The Simply Good Foods Company
The Simply Good Foods Company may not be a household name in the CPG industry, but its portfolio is on pace to cross $1 billion in sales in 2021. The publicly-traded company is the owner of two active nutrition CPG brands: Atkins Nutritionals and Quest Nutrition. Atkins Nutritionals offers packaged foods designed around the nutrition principles of the popular Atkins Diet, selling in categories such as nutritional bars, ready-to-drink shakes, confections and frozen food. Quest Nutrition sells in those same categories to different customer segments, but its portfolio also includes a line of salty snacks. As large CPG companies look to follow the growing shift from conventional to functional value propositions in packaged foods, it would be rational for them to look at an M&A target like The Simply Good Foods Company. On the other hand, The Simply Good Foods Company has held strong that it is building the “better for you” CPG portfolio of the future. The company’s strengthening balance sheet and historical M&A activity could actually point to it being a buyer and not a seller in 2021. If this happens, I’d expect it to target a sizable plant-based active nutrition brand such as Vega, which Danone is currently trying to sell.
Daily Harvest
Daily Harvest is positioned within several growing consumer trends that could be attractive for M&A transactions.

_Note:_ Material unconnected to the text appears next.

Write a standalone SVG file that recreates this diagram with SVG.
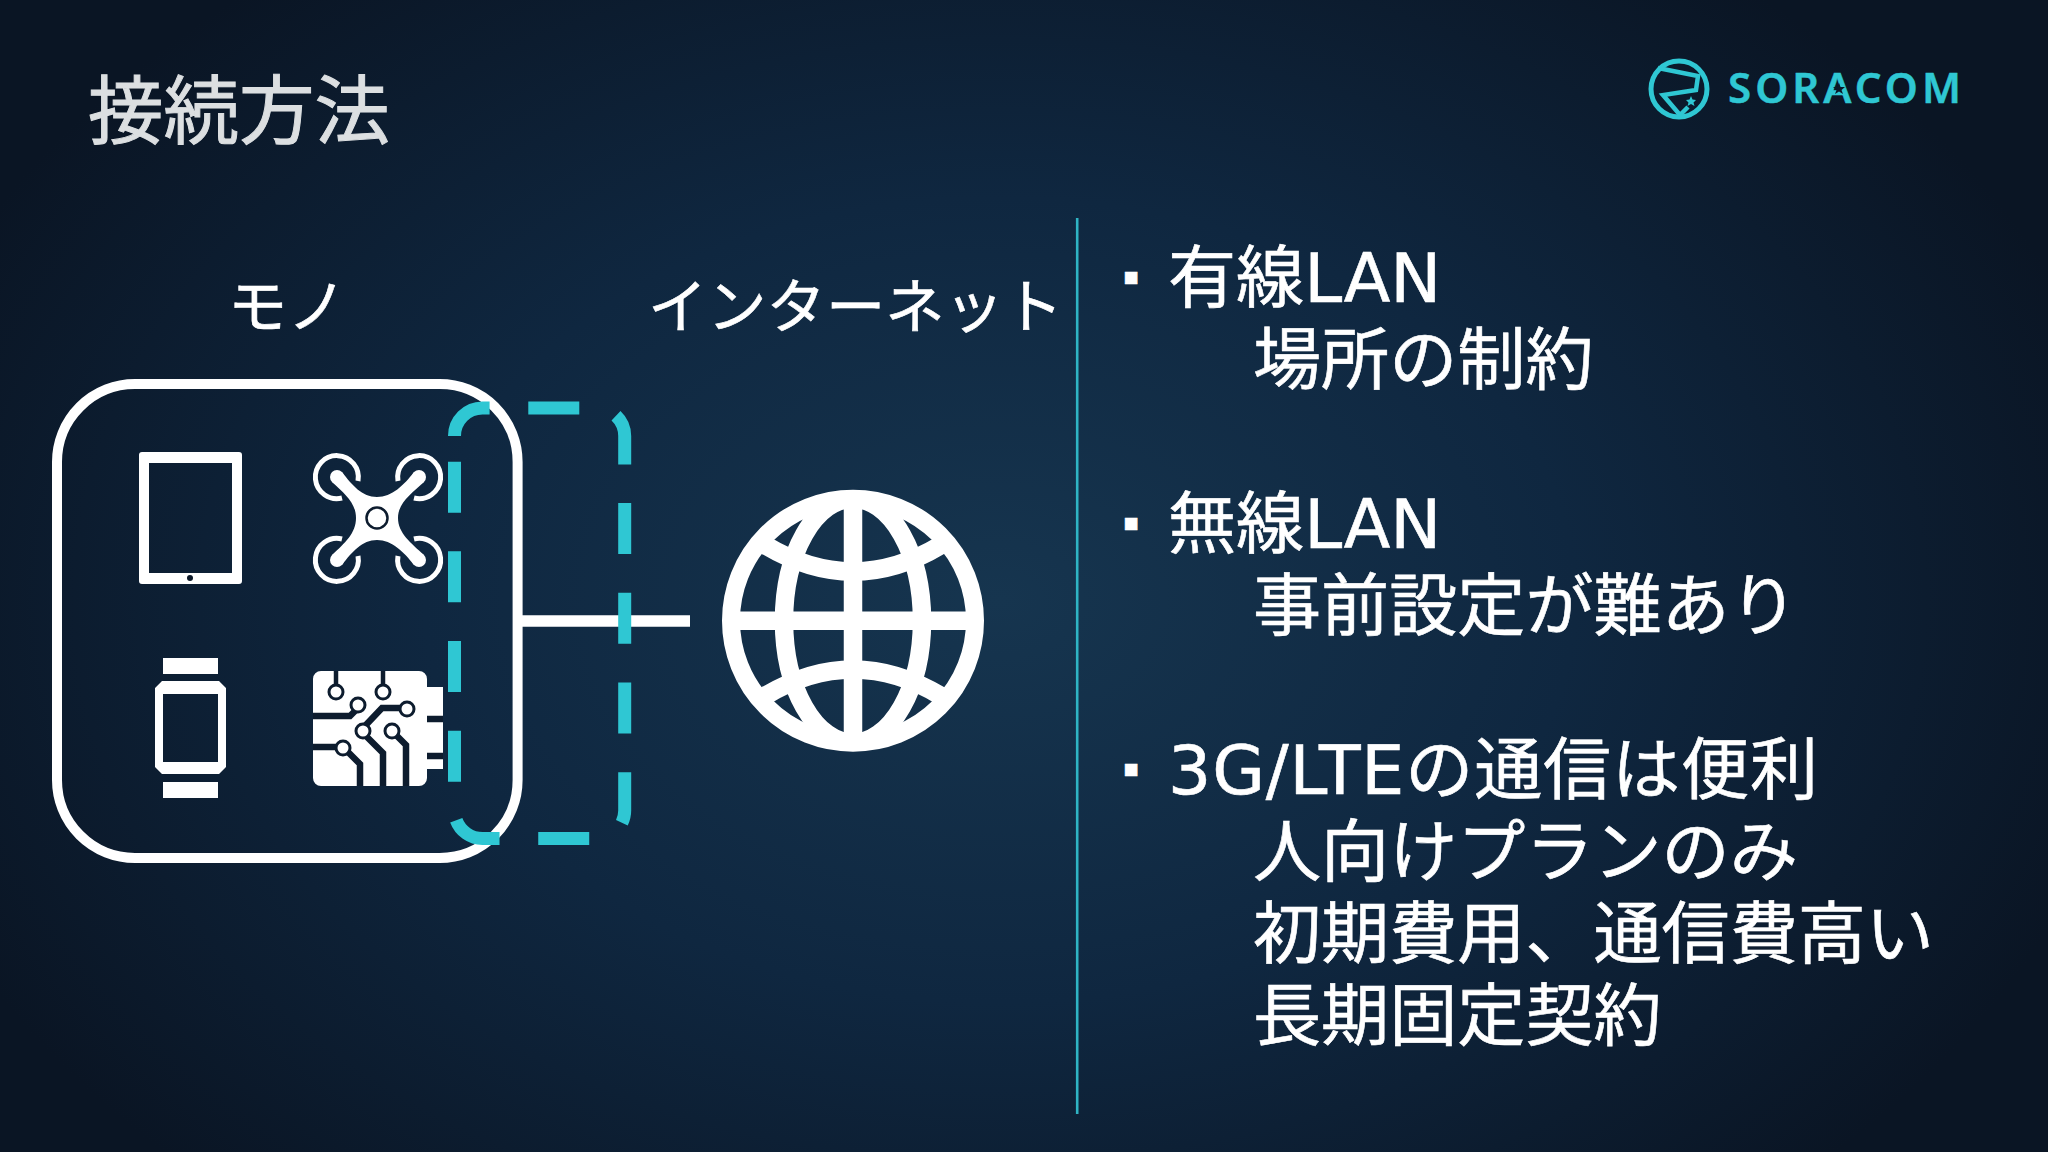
<svg xmlns="http://www.w3.org/2000/svg" width="2048" height="1152" viewBox="0 0 2048 1152">
<defs>
<radialGradient id="bg" gradientUnits="userSpaceOnUse" cx="1000" cy="600" r="1150" gradientTransform="translate(0 180) scale(1 0.7)">
<stop offset="0" stop-color="#16354f"/><stop offset="0.5" stop-color="#0f2740"/><stop offset="1" stop-color="#0a1524"/>
</radialGradient>
<clipPath id="gc"><circle cx="853" cy="620.7" r="128"/></clipPath>
</defs>
<style>
text{font-family:"DejaVu Sans","Noto Sans CJK JP",sans-serif;fill:#fff;stroke:#fff;stroke-width:.6px}
.b{font-size:68.1px}
.s{font-size:24px}
.h{font-size:59.3px}
.w{fill:#fff}
.wl{fill:none;stroke:#fff}
.d{fill:none;stroke:#0d1c2e}
.c{fill:#2fc7d3}
</style>
<rect width="2048" height="1152" fill="url(#bg)"/>
<text id="title" x="88" y="138" font-size="75.5" style="fill:#dcdfe1;stroke:#dcdfe1;stroke-width:1px">接続方法</text>
<g id="logo">
<circle cx="1679" cy="89" r="28" fill="none" stroke="#2fc7d3" stroke-width="5"/>
<path d="M1658 68L1698 76L1696 90L1663 95L1680 115L1688 107" fill="none" stroke="#2fc7d3" stroke-width="4.5"/>
<polygon class="c" points="1691,96 1692.5,99.5 1696,100 1693.5,102.5 1694.5,106 1691,104 1687.5,106 1688.5,102.5 1686,100 1689.5,99.5"/>
<text x="1728" y="103" font-size="42" font-weight="600" textLength="233" style="font-family:'Noto Sans',sans-serif;fill:#2fc7d3;stroke:#2fc7d3;stroke-width:.5px">SORACOM</text>
<polygon fill="#0b1828" points="1839,83 1840.5,87 1845,87 1841.5,90 1843,94 1839,91.5 1835,94 1836.5,90 1833,87 1837.5,87"/>
</g>
<line x1="1077.2" y1="218" x2="1077.2" y2="1114" stroke="#2fb4c4" stroke-width="2.6"/>
<text id="label-mono" x="228" y="328" class="h">モノ</text>
<text id="label-inet" x="648" y="328" class="h">インターネット</text>
<g id="list">
<text x="1123" y="284" class="s">▪</text><text x="1168" y="302" class="b">有線LAN</text>
<text x="1253" y="384" class="b">場所の制約</text>
<text x="1123" y="530" class="s">▪</text><text x="1168" y="548" class="b">無線LAN</text>
<text x="1253" y="630" class="b">事前設定が難あり</text>
<text x="1123" y="776" class="s">▪</text><text x="1168" y="794" class="b" textLength="650" lengthAdjust="spacing">3G/LTEの通信は便利</text>
<text x="1253" y="876" class="b">人向けプランのみ</text>
<text x="1253" y="958" class="b">初期費用、通信費高い</text>
<text x="1253" y="1040" class="b">長期固定契約</text>
</g>
<g id="connectors">
<line x1="522" y1="621" x2="690" y2="621" stroke="#fff" stroke-width="11.5"/>
</g>
<g id="things">
<rect x="57" y="384" width="460.6" height="474" rx="78" fill="none" stroke="#fff" stroke-width="10"/>
</g>
<g id="tablet">
<path class="w" fill-rule="evenodd" d="M142 452H239a3 3 0 0 1 3 3V581a3 3 0 0 1-3 3H142a3 3 0 0 1-3-3V455a3 3 0 0 1 3-3ZM149 463V573H232V463Z"/>
<circle cx="190" cy="578" r="3" fill="#0b1828"/>
</g>
<g id="drone">
<g class="wl" stroke-width="5">
<path d="M358 481A21.5 21.5 0 1 0 342 498"/>
<path d="M398 481A21.5 21.5 0 1 1 414 498"/>
<path d="M358 556A21.5 21.5 0 1 1 342 539"/>
<path d="M398 556A21.5 21.5 0 1 0 414 539"/>
</g>
<path class="w" d="M342 472C352 485 362 497 377 497C392 497 404 485 414 472L424 482C411 494 398 503 398 518C398 533 411 543 424 555L414 565C404 552 392 540 377 540C362 540 352 552 342 565L332 555C345 543 356 533 356 518C356 503 345 494 332 482Z"/>
<g class="w"><circle cx="337" cy="477" r="7"/><circle cx="419" cy="477" r="7"/><circle cx="337" cy="560" r="7"/><circle cx="419" cy="560" r="7"/></g>
<circle cx="377" cy="518" r="10.5" fill="#fff" stroke="#0d1c2e" stroke-width="2.5"/>
</g>
<g id="watch">
<rect class="w" x="163" y="658" width="55" height="16"/>
<rect class="w" x="163" y="782" width="55" height="16"/>
<path class="w" fill-rule="evenodd" d="M162 681H219L226 688V767L219 774H162L155 767V688ZM163 694V762H218V694Z"/>
</g>
<g id="chip">
<path class="w" d="M321 671H419a8 8 0 0 1 8 8V687H443V769H427V778a8 8 0 0 1-8 8H321a8 8 0 0 1-8-8V679a8 8 0 0 1 8-8Z"/>
<g class="d" stroke-width="6.5">
<path d="M336 671V686" stroke-width="4.5"/><path d="M383 671V686" stroke-width="4.5"/>
<path d="M313 716H350L358 708"/>
<path d="M313 747H343"/><path d="M346 750L360 764V786"/>
<path d="M363 728L382 708H407"/>
<path d="M363 733L383 753V786"/>
<path d="M394 733L406 745V786"/>
<path d="M427 719H443"/><path d="M427 756H443"/>
</g>
<g fill="#fff" stroke="#0d1c2e" stroke-width="3">
<circle cx="336" cy="692" r="7"/><circle cx="383" cy="692" r="7"/>
<circle cx="358" cy="705" r="7"/><circle cx="407" cy="709" r="7"/>
<circle cx="363" cy="731" r="7"/><circle cx="392" cy="731" r="7"/>
<circle cx="343" cy="748" r="7"/>
</g>
</g>
<g id="globe">
<circle cx="853" cy="620.7" r="122" fill="none" stroke="#fff" stroke-width="18"/>
<g class="wl" stroke-width="18.5" clip-path="url(#gc)">
<ellipse cx="853" cy="620.7" rx="69" ry="122"/>
<path d="M853 495V746M725 620.7H981"/>
<path d="M765 545Q853 598 941 545"/>
<path d="M765 696Q853 643 941 696"/>
</g>
</g>
<g id="dashed">
<path d="M454.5 436A28 28 0 0 1 482.5 408H596.7A28 28 0 0 1 624.7 436V810.5A28 28 0 0 1 596.7 838.5H482.5A28 28 0 0 1 454.5 810.5Z" fill="none" stroke="#2fc7d3" stroke-width="13" stroke-dasharray="51 38.7"/>
</g>
</svg>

First, it provides pre-portioned, superfood-based, nutrient-rich meals and snacks, which could be interesting for CPG companies looking to grow their capabilities in personalized nutrition or influence in the food as medicine movement. Second, Daily Harvest focuses on plant-based foods, which could be valuable for CPG companies reinventing their primarily animal-based portfolios in hopes of appealing to more flexitarians. Third, it provides convenient one-step recipes, which will regain importance as consumer mobility strengthens post-pandemic. Finally, the company employs a direct-to-consumer subscription-based model, and those capabilities have grown in importance within the CPG industry in recent years. With Daily Harvest being valued at close to $500 million and having loads of celebrity investors on its capitalization table, the company might jump on the M&A train by going public through a Special Purpose Acquisition Company, or SPAC.
Conclusion
Truth is, making a list of predictions regarding CPG mergers and acquisitions seems foolish. 2020 was no doubt a transformational year for CPG companies, but that adjective could just as easily be used to describe every year in recent history. The variables within the industry will unquestionably change in 2021, thus diminishing the strength of the above theses. Then again, what if the opposite happens? I guess the idea of being able to add “soothsayer” to my LinkedIn profile is just too enchanting of a prospect to pass up.